The Jasper Project and the Koger Center for the Arts have teamed up to showcase the work of Dogon Krigga in The Nook, the rotating Jasper Gallery in the latter’s second floor lobby. The work will be up until the third week of March, but we will host a Closing Reception and Artist Talk for the exhibition on March 13 from 6 to 7:30 p.m. The event is free and open to the public.

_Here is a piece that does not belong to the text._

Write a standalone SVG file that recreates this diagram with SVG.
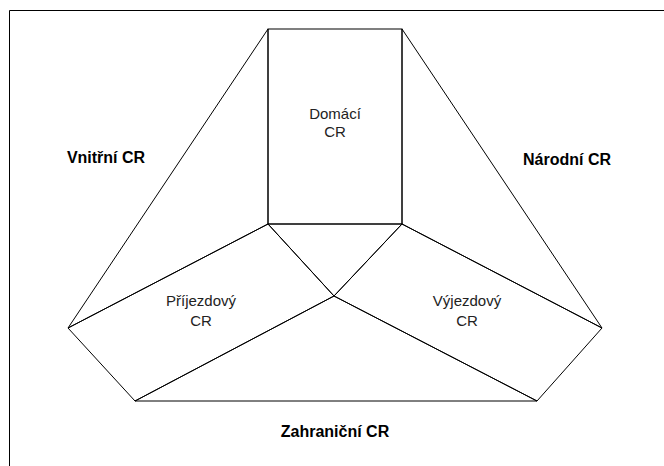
<svg xmlns="http://www.w3.org/2000/svg" width="664" height="466" viewBox="0 0 664 466">
<style>
.r{fill:none;stroke:#000;stroke-width:1}
.t{font-family:"Liberation Sans",Arial,sans-serif;font-size:15px;fill:#222;text-anchor:middle}
.b{font-family:"Liberation Sans",Arial,sans-serif;font-size:16px;font-weight:bold;fill:#000;text-anchor:middle}
</style>
<rect x="0" y="0" width="664" height="466" fill="#fff"/>
<path d="M9.5,470 V10.5 H670" fill="none" stroke="#000" stroke-width="1"/>
<g id="domaci">
<rect class="r" x="268" y="29" width="134" height="195"/>
<text class="t" x="335" y="119">Domácí</text>
<text class="t" x="335" y="137">CR</text>
</g>
<g id="vnitrni">
<polygon class="r" points="268,29 268,224 68,328"/>
<text class="b" x="106" y="163">Vnitřní CR</text>
</g>
<g id="narodni">
<polygon class="r" points="402,29 602,328 402,224"/>
<text class="b" x="567" y="165">Národní CR</text>
</g>
<g id="prijezdovy">
<polygon class="r" points="68,328 268,224 334,296 135,401"/>
<text class="t" x="201" y="306">Příjezdový</text>
<text class="t" x="201" y="326">CR</text>
</g>
<g id="vyjezdovy">
<polygon class="r" points="402,224 602,328 537,401 334,296"/>
<text class="t" x="467" y="306">Výjezdový</text>
<text class="t" x="467" y="326">CR</text>
</g>
<g id="zahranicni">
<polygon class="r" points="135,401 334,296 537,401"/>
<text class="b" x="335" y="437">Zahraniční CR</text>
</g>
<g id="connectors">
<polygon class="r" points="268,224 402,224 334,296"/>
</g>
</svg>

Dogon will be present to give a talk about Afrosurrealism in art, what inspires them to create, and the intentions behind each piece. Additional prints and merchandise of Dogon’s will be available for purchase during this reception! We are excited to work with Jared Johnson, the onsite photographer and reporter, for the evening, who will be moderating the talk.
Dogon’s Artist Statement:
I use vinyl, paper, and other media on a variety of surfaces to create mixed media collages and murals printed on vinyl, paper, and other adhesive substrates. I draw inspiration from spiritual principles and esoteric concepts found across the African Diaspora to create surrealist artworks at serve as portals into other worlds, and viewsations of Queer, Black people, culture, and identity in an alternate dimension. I use these materials and approaches to encourage the viewer to experience and seek the subtle and unseen worlds, while reflecting on their place in it. I use my work to challenge the status quo and disrupt the conventions of what we know to be cisgendered, heteronormative, and patriarchal ideologies, while offering something beautiful and uplifting in its place. Through this creative process, I seek to make a real way of being in, thinking of, and viewing the universe that celebrates, preserves, and restores historically excluded communities.